Funny story here -- during George W. Bush's presidency, anti-Castro images were projected on the large building behind all those poles. It's the "United States Interests Section of the Embassy of Switzerland in Havana" (can you say, bureaucratic mess?). Anyway, the Cuban government didn't like that, so they erected all those poles and flew Cuban flags from them, so that a forest of flags covered the anti-Castro messages. Eventually it was all taken down, but I think that entire episode says a lot about how the U.S. and Cuba interact...
While in Cuba, I could only use my phone for its non-internet/4G functions. Meaning no web browsing, no email, no texting, nothing. Placing a call to the U.S. to tell Sourabh I'd arrived safely was $2.45 a minute. While my hotel had internet you could pay for, it was so incredibly slow that I couldn't load cnn.com to see what was happening in the world.
To say that being in Cuba is isolating is putting it lightly. And that oh-so-slow internet connection? Almost no Cuban has even that. Even university students don't have internet, just intranet so that they can communicate within the school.
|Requisite seaside pose. I'm standing on the Malecon, a miles-long, wide promenade facing the sea.|
There was a lot of live music everywhere, from restaurants and bars to our hotel lobby. Every few songs, the singer would come around with a basket, and it's recommended that you drop a small tip in (small meaning $1-2 or so). The musicians are all clearly well-trained artists, so it's nothing like panhandlers on the subway. But considering how little most people are paid in Cuba, these tips mean a lot to the musicians.
One of the students on the trip, Jose Mario, is half Puerto Rican and half Cuban. He grew up in Puerto Rico and told me that the beat of music in Cuba is different from that of Puerto Rico and that they're both different from the beat of music in the Dominican Republic. Fascinating!
Cuba is also extremely integrated. One major point of pride for the nation is how there is very little racial division. After the revolution, the university was integrated. The official drink is the negron, which has white sugar and clear rum on the bottom and coke and mint on top -- you then mix it up before drinking so that you can't distinguish white and black.
Yesterday, I was asked what kind of questions Cubans asked us. Besides asking about internet access, we were asked about New York City and if our university was free (HAH!!! Hahahahaha. I had to look up the Spanish for "student loans").
Then, while I was scrolling through pictures of America, one of the Cuban students saw my food pictures and asked about what we ate in America, since the average Cuban mainly eats rice and beans.

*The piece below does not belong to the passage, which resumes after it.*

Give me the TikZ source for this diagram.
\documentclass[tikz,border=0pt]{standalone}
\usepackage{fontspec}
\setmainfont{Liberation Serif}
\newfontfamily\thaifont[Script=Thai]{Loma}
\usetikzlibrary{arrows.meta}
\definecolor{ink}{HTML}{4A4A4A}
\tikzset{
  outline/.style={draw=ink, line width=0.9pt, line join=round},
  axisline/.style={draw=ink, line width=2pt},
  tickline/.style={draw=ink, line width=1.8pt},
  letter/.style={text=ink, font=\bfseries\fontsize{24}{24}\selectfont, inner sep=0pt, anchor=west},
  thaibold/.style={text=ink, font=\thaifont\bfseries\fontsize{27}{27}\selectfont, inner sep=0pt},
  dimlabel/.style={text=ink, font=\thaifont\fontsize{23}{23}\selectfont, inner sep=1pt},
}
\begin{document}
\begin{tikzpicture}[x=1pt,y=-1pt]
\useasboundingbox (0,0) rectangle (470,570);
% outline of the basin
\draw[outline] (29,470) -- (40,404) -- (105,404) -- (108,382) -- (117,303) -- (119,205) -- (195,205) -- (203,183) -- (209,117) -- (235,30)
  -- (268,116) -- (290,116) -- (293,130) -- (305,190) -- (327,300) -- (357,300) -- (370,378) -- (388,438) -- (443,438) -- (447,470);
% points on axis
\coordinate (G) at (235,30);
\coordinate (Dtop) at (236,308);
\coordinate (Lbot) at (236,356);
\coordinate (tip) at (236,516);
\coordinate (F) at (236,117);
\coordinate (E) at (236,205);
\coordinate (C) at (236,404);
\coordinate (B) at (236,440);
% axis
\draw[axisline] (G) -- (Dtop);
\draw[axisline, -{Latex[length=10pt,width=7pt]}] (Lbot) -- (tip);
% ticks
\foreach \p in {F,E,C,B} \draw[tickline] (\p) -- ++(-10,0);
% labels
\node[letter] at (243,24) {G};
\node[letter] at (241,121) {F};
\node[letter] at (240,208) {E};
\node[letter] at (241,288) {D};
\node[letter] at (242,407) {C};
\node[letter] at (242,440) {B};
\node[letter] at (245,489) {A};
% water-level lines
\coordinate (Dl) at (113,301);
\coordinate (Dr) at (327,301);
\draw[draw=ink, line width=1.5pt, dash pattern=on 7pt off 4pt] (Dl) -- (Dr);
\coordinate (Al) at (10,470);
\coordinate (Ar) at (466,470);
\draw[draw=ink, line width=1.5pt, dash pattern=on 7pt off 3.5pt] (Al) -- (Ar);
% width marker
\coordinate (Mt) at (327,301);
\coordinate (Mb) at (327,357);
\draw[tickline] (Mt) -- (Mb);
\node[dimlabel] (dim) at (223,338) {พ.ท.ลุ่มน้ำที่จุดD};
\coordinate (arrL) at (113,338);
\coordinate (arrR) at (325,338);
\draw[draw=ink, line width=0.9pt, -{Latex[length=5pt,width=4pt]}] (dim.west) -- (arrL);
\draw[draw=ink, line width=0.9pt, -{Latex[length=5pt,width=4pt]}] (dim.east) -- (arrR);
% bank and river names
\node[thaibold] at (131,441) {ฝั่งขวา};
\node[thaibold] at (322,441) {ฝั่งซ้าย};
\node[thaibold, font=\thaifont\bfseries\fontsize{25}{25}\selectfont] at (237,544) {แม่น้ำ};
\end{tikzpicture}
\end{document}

|Traditional Cuban dish -- camarones enchilados, shrimp in a spicy sauce, with rice and beans and fried plantains.|
Many Cubans receive money from relatives who have emigrated. Others try to subsidize by fishing (without gear). And there are lots of small arts and crafts markets where Cubans sell art, jewelry, and other handiwork to tourists.
On Sunday afternoon, as our group walked along the Prado, a main boulevard separating districts, we saw lots of children painting, learning how to make crafts, and sketching. Teachers were helping them draw and teaching them artistic techniques.
Traveling to Cuba was an incredible, once-in-a-lifetime experience (unless the embargo is lifted). A huge, huge thank you to our professor who made it possible. Being able to explore Havana with the insight of an expert on the nation was amazing. I hope that one day I can return to the island.